I was listening to a podcast on the weekend from the Tricycle podcast channel featuring a guy talking about the key Buddhist idea of "no self". He mentioned Hume as having a very similar take on there being no core soul - instead humans are just a constant stream of sensations - but made no comment on whether Hume was influenced by Buddhism.
Given that I have never paid much attention to Hume's philosophy, I was a bit surprised to learn that it does indeed sound as if his philosophy may have been Buddhist inspired. But it seems there is only speculation as to how he might have heard of Buddhist ideas, as discussed in this article. Here's the abstract:
Philosophers and Buddhist scholars have noted the affinities between
David Hume’s empiricism and the Buddhist philosophical tradition. I show
that it was possible for Hume to have had contact with Buddhist philosophical
views. The link to Buddhism comes through the Jesuit scholars at the Royal
College of La Flèche. Charles François Dolu was a Jesuit missionary who lived
at the Royal College from 1723–1740, overlapping with Hume’s stay. He had
extensive knowledge both of other religions and cultures and of scientific
ideas. Dolu had had first-hand experience with Theravada Buddhism as part
of the second French embassy to Siam in 1687–1688. In 1727, Dolu also had
talked with Ippolito Desideri, a Jesuit missionary who visited Tibet and made
an extensive study of Tibetan Buddhism from 1716–1721. It is at least possible
that Hume heard about Buddhist ideas through Dolu.
As the article goes on to note:
...very little was known about Buddhism in the Europe of the 1730s, when Hume was writing A Treatise of Human Nature. Buddhism had died out in India, Japan was closed to the West, and European scholars in the Chinese court focused on the elite Confucian and Taoist traditions.2
The whole thing is worth reading. It's always so interesting to note that Jesuits may have indirectly helped fuel enlightenment ideas due to the fact they were curious about everything.

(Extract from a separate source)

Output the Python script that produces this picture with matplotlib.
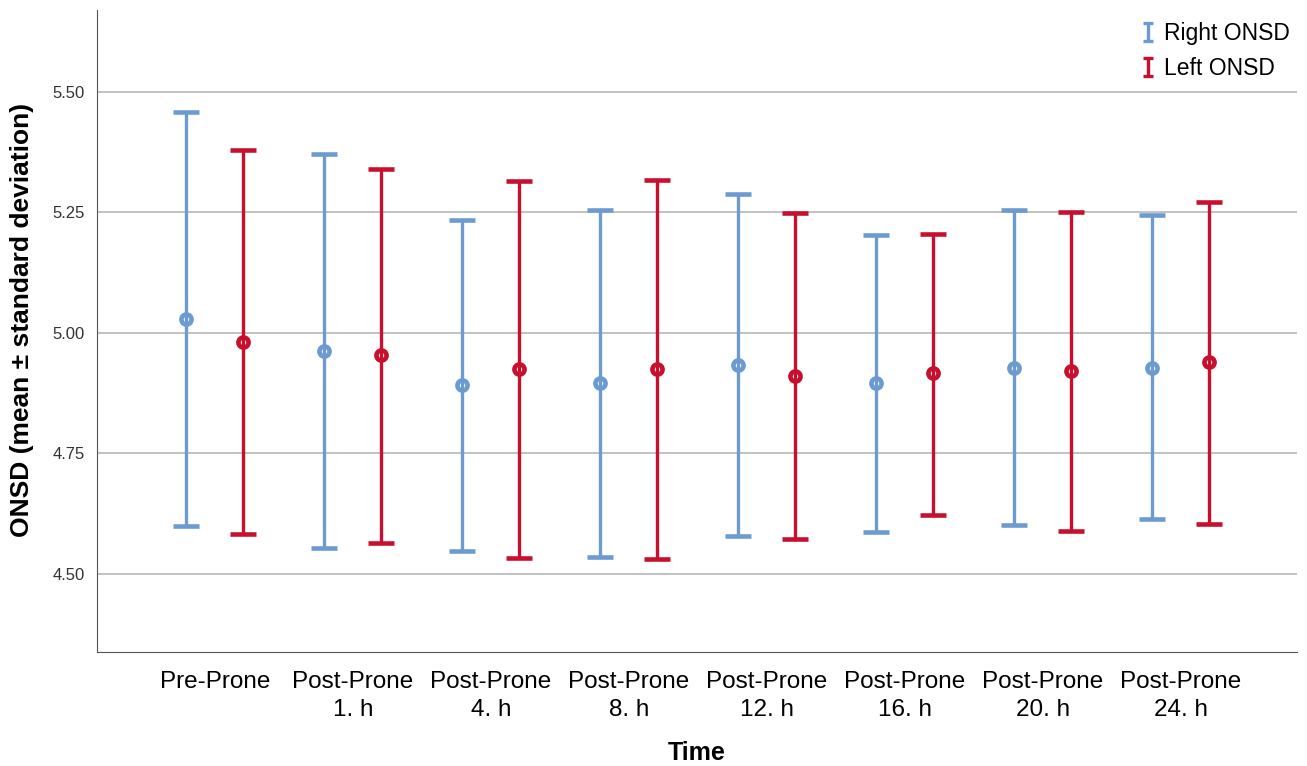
import matplotlib
matplotlib.use("Agg")
import matplotlib.pyplot as plt
from matplotlib.path import Path
from matplotlib.lines import Line2D
import numpy as np

plt.rcParams['font.family'] = ['Liberation Sans', 'DejaVu Sans']

times = ["Pre-Prone", "Post-Prone\n1. h", "Post-Prone\n4. h", "Post-Prone\n8. h",
         "Post-Prone\n12. h", "Post-Prone\n16. h", "Post-Prone\n20. h", "Post-Prone\n24. h"]

right_mean = [5.029, 4.963, 4.892, 4.896, 4.934, 4.896, 4.927, 4.927]
right_low = [4.600, 4.554, 4.548, 4.535, 4.579, 4.587, 4.602, 4.614]
right_high = [5.459, 5.371, 5.234, 5.255, 5.288, 5.203, 5.255, 5.245]

left_mean = [4.981, 4.954, 4.925, 4.925, 4.911, 4.917, 4.921, 4.940]
left_low = [4.583, 4.564, 4.533, 4.531, 4.573, 4.622, 4.589, 4.604]
left_high = [5.380, 5.340, 5.315, 5.317, 5.249, 5.205, 5.251, 5.272]

blue = "#6b9bd0"
red = "#c8102e"

fig = plt.figure(figsize=(13.07, 7.66), dpi=100)
ax = fig.add_axes([0.0742, 0.1488, 0.9178, 0.8382])

x = np.arange(len(times))
off = 0.207


def draw(xpos, mean, low, high, color):
    mean = np.array(mean)
    yerr = [mean - np.array(low), np.array(high) - mean]
    ax.errorbar(xpos, mean, yerr=yerr, fmt='o', color=color, ecolor=color,
                elinewidth=2.4, capsize=9.5, capthick=2.4, markersize=7.3,
                markerfacecolor='none', markeredgecolor=color, markeredgewidth=3.3,
                zorder=3)


draw(x - off, right_mean, right_low, right_high, blue)
draw(x + off, left_mean, left_low, left_high, red)

ax.set_xlim(-0.855, 7.84)
ax.set_ylim(4.338, 5.67)
ax.set_yticks([4.50, 4.75, 5.00, 5.25, 5.50])
ax.set_yticklabels(["4.50", "4.75", "5.00", "5.25", "5.50"])
ax.set_xticks(x)
ax.set_xticklabels(times, fontsize=17.5, linespacing=1.3)
ax.tick_params(axis='y', labelsize=12, length=0, pad=9, colors='#333333')
ax.tick_params(axis='x', length=0, pad=14)
ax.yaxis.grid(True, color='#bdbdbd', linewidth=1.3)
ax.set_axisbelow(True)
for s in ['top', 'right']:
    ax.spines[s].set_visible(False)
ax.spines['left'].set_color('#555555')
ax.spines['bottom'].set_color('#555555')

ax.set_ylabel("ONSD (mean \u00b1 standard deviation)", fontsize=19, fontweight='bold')
ax.yaxis.set_label_coords(-0.0525, 0.517)
ax.set_xlabel("Time", fontsize=18, fontweight='bold')
ax.xaxis.set_label_coords(0.5, -0.138)

ibeam = Path([(-0.5, 1), (0.5, 1), (0, 1), (0, -1), (-0.5, -1), (0.5, -1)],
             [Path.MOVETO, Path.LINETO, Path.MOVETO, Path.LINETO, Path.MOVETO, Path.LINETO])
handles = [Line2D([], [], linestyle='none', marker=ibeam, markersize=13, color=blue,
                  markeredgewidth=2.4),
           Line2D([], [], linestyle='none', marker=ibeam, markersize=13, color=red,
                  markeredgewidth=2.4)]
fig.legend(handles, ["Right ONSD", "Left ONSD"], loc='upper right',
           bbox_to_anchor=(1.003, 0.998), frameon=False, fontsize=16.5,
           handlelength=0.5, handletextpad=0.45, labelspacing=0.5)

fig.savefig("out.png", dpi=100)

I liked this passage at the start of the article about the unclear way people can be influenced:
We know that psychologically, people can be influenced by ideas, even if they themselves forget the source of those ideas. In fact, this “source amnesia” is the rule rather than the exception. Information about sources is actually encoded in a different kind of memory, “autobiographical” or “episodic” memory, while ideas or facts themselves are stored in more robust “semantic memory.”4 We know that listeners can be influenced by ideas even when they are not advocated by the people who present them.5 Psychologically, arguing against a position, as well as arguing for it, can lead your interlocutor to encode and remember that position. And, psychologically and historically, even great philosophersAnd as for how Buddhist ideas are close to some of Hume's:
are not only influenced by other great philosophers (especially before they are great themselves!). They may pick up ideas from much more obscure figures who happen to be the people they find congenial or talk with on a regular basis—the equivalent of the guy in the next office.
Three forms of this skeptical rejection are particularly relevant for early modern philosophy and for Hume. First, Buddhism rejects the idea of a metaphysically foundational God, though there may be particular gods. This is why writers like Desideri and La Loubere identified it as atheistic. Second, it rejects the idea that there is an independent substance that is the metaphysical foundation for our experience of the external world—the doctrine of “sunyata” or “emptiness.” Finally, and most radically, the tradition rejects the Cartesian idea that there is even a foundational self that is the locus of experience—the doctrine of “anatman” or “no-self.”
On the no-self position:
Within the general Buddhist tradition, Tsongkhapa argues for a particularly Humean “middle way” position. He argues that there is no foundational, ontological self, but that nevertheless the self-concept is psychologically real. “Thus there are two senses to the term ‘self’ a self conceived in terms of an intrinsic nature that exists by means of intrinsic being, and a self in the sense of the object of our simple natural thought ‘I am.’ Of these two the first is the object of negation by reasoning, while the second is not negated.” 93 Tsongkhapa’s “middle way” is reminiscent of the “turn” at the end of Book 1 of the Treatise where Hume claims that the skeptical arguments of the first part of the book need not undermine the pragmatics of everyday life (T 1.4.7; SBN 263–74)
I should go finish listening to the podcast, because I thought he said that Hume - and someone else he referenced - allows for people being "persons", even though arguing that persons have no core self.
Anyway, this all reminded me too of the whole lack of clarity within Buddhism of reincarnation if there is no self (something I think Western Buddhist academics who are into it for the meditation and calmness aspects like to ignore), and also how Mahayana Buddhism is probably best understood as a reaction against the idea of Nirvana as extinction of the self. Here was my post about that.
All interesting, I reckon....
There is nothing within us that is the self. We are the self. The revolt against the idea of self in modern times may reflect a revolt against the concept of the homunculus, a little person within us receiving all the information from the world. Our whole body interacting with the world is the self. That's why solitary confinement and sensory deprivation can be terrifying. There is no self within us, we are a self.